Leave out the pictures and reproduce all of the data exactly.

◆ **DATA SEGMENT**

▬▬▬

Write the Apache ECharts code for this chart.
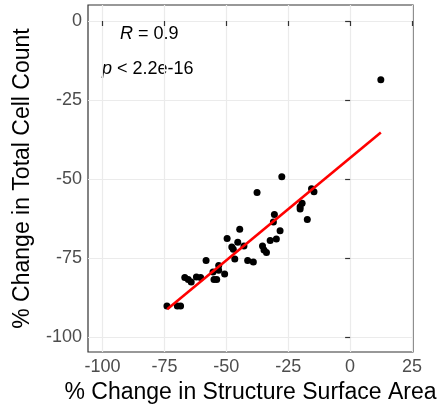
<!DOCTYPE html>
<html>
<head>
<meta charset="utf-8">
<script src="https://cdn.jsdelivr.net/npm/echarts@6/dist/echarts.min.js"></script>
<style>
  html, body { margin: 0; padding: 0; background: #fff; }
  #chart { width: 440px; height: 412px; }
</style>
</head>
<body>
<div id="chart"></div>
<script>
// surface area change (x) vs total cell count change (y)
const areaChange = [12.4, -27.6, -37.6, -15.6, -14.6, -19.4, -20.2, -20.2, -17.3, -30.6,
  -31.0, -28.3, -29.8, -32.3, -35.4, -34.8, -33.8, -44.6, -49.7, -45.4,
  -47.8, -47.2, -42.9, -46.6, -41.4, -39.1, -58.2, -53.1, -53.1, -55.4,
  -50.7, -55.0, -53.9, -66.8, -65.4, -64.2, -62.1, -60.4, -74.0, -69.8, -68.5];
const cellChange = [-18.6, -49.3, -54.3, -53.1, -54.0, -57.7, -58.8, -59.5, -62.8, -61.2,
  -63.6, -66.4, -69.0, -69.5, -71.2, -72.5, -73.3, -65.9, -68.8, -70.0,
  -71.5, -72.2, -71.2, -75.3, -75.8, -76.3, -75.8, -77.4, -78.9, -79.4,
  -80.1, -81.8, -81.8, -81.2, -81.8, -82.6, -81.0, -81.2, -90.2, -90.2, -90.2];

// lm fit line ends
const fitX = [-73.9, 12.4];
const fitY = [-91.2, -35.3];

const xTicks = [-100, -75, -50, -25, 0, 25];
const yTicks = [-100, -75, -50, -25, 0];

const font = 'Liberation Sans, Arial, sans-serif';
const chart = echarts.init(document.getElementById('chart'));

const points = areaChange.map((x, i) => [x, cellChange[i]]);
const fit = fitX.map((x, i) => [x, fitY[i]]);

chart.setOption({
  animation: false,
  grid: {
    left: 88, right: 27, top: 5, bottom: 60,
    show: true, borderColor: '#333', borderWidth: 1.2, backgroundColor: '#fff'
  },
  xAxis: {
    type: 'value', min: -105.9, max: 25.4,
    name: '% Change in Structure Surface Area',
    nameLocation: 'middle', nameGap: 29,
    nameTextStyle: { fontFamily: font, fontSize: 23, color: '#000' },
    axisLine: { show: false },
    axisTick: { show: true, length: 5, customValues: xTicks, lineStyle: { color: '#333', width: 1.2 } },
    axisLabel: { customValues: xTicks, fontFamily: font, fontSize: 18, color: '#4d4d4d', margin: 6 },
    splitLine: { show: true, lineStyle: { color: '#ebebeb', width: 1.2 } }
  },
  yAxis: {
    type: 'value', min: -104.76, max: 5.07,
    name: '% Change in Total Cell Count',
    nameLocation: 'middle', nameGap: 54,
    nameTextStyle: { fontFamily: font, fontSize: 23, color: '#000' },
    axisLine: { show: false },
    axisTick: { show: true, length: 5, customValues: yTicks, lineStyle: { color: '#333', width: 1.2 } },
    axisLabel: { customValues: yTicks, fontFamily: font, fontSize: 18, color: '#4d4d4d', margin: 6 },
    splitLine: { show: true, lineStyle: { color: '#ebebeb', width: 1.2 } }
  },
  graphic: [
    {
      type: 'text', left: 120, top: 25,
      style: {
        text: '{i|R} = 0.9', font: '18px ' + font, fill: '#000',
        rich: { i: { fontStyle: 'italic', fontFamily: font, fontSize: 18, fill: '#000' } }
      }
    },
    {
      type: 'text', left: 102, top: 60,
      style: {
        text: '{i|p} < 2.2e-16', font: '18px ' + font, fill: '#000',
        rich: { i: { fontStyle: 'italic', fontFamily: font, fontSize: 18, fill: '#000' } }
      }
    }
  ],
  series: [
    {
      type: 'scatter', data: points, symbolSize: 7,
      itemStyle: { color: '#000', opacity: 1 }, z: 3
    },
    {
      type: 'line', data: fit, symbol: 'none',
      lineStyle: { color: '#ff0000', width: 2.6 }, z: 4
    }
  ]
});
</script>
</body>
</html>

▬▬▬

◆ **ANSWER TO THIS EXERCISE**
Write the Apache ECharts code for this chart.
<!DOCTYPE html>
<html>
<head>
<meta charset="utf-8">
<script src="https://cdn.jsdelivr.net/npm/echarts@6/dist/echarts.min.js"></script>
<style>
  html, body { margin: 0; padding: 0; background: #fff; }
  #chart { width: 440px; height: 412px; }
</style>
</head>
<body>
<div id="chart"></div>
<script>
// surface area change (x) vs total cell count change (y)
const areaChange = [12.4, -27.6, -37.6, -15.6, -14.6, -19.4, -20.2, -20.2, -17.3, -30.6,
  -31.0, -28.3, -29.8, -32.3, -35.4, -34.8, -33.8, -44.6, -49.7, -45.4,
  -47.8, -47.2, -42.9, -46.6, -41.4, -39.1, -58.2, -53.1, -53.1, -55.4,
  -50.7, -55.0, -53.9, -66.8, -65.4, -64.2, -62.1, -60.4, -74.0, -69.8, -68.5];
const cellChange = [-18.6, -49.3, -54.3, -53.1, -54.0, -57.7, -58.8, -59.5, -62.8, -61.2,
  -63.6, -66.4, -69.0, -69.5, -71.2, -72.5, -73.3, -65.9, -68.8, -70.0,
  -71.5, -72.2, -71.2, -75.3, -75.8, -76.3, -75.8, -77.4, -78.9, -79.4,
  -80.1, -81.8, -81.8, -81.2, -81.8, -82.6, -81.0, -81.2, -90.2, -90.2, -90.2];

// lm fit line ends
const fitX = [-73.9, 12.4];
const fitY = [-91.2, -35.3];

const xTicks = [-100, -75, -50, -25, 0, 25];
const yTicks = [-100, -75, -50, -25, 0];

const font = 'Liberation Sans, Arial, sans-serif';
const chart = echarts.init(document.getElementById('chart'));

const points = areaChange.map((x, i) => [x, cellChange[i]]);
const fit = fitX.map((x, i) => [x, fitY[i]]);

chart.setOption({
  animation: false,
  grid: {
    left: 88, right: 27, top: 5, bottom: 60,
    show: true, borderColor: '#333', borderWidth: 1.2, backgroundColor: '#fff'
  },
  xAxis: {
    type: 'value', min: -105.9, max: 25.4,
    name: '% Change in Structure Surface Area',
    nameLocation: 'middle', nameGap: 29,
    nameTextStyle: { fontFamily: font, fontSize: 23, color: '#000' },
    axisLine: { show: false },
    axisTick: { show: true, length: 5, customValues: xTicks, lineStyle: { color: '#333', width: 1.2 } },
    axisLabel: { customValues: xTicks, fontFamily: font, fontSize: 18, color: '#4d4d4d', margin: 6 },
    splitLine: { show: true, lineStyle: { color: '#ebebeb', width: 1.2 } }
  },
  yAxis: {
    type: 'value', min: -104.76, max: 5.07,
    name: '% Change in Total Cell Count',
    nameLocation: 'middle', nameGap: 54,
    nameTextStyle: { fontFamily: font, fontSize: 23, color: '#000' },
    axisLine: { show: false },
    axisTick: { show: true, length: 5, customValues: yTicks, lineStyle: { color: '#333', width: 1.2 } },
    axisLabel: { customValues: yTicks, fontFamily: font, fontSize: 18, color: '#4d4d4d', margin: 6 },
    splitLine: { show: true, lineStyle: { color: '#ebebeb', width: 1.2 } }
  },
  graphic: [
    {
      type: 'text', left: 120, top: 25,
      style: {
        text: '{i|R} = 0.9', font: '18px ' + font, fill: '#000',
        rich: { i: { fontStyle: 'italic', fontFamily: font, fontSize: 18, fill: '#000' } }
      }
    },
    {
      type: 'text', left: 102, top: 60,
      style: {
        text: '{i|p} < 2.2e-16', font: '18px ' + font, fill: '#000',
        rich: { i: { fontStyle: 'italic', fontFamily: font, fontSize: 18, fill: '#000' } }
      }
    }
  ],
  series: [
    {
      type: 'scatter', data: points, symbolSize: 7,
      itemStyle: { color: '#000', opacity: 1 }, z: 3
    },
    {
      type: 'line', data: fit, symbol: 'none',
      lineStyle: { color: '#ff0000', width: 2.6 }, z: 4
    }
  ]
});
</script>
</body>
</html>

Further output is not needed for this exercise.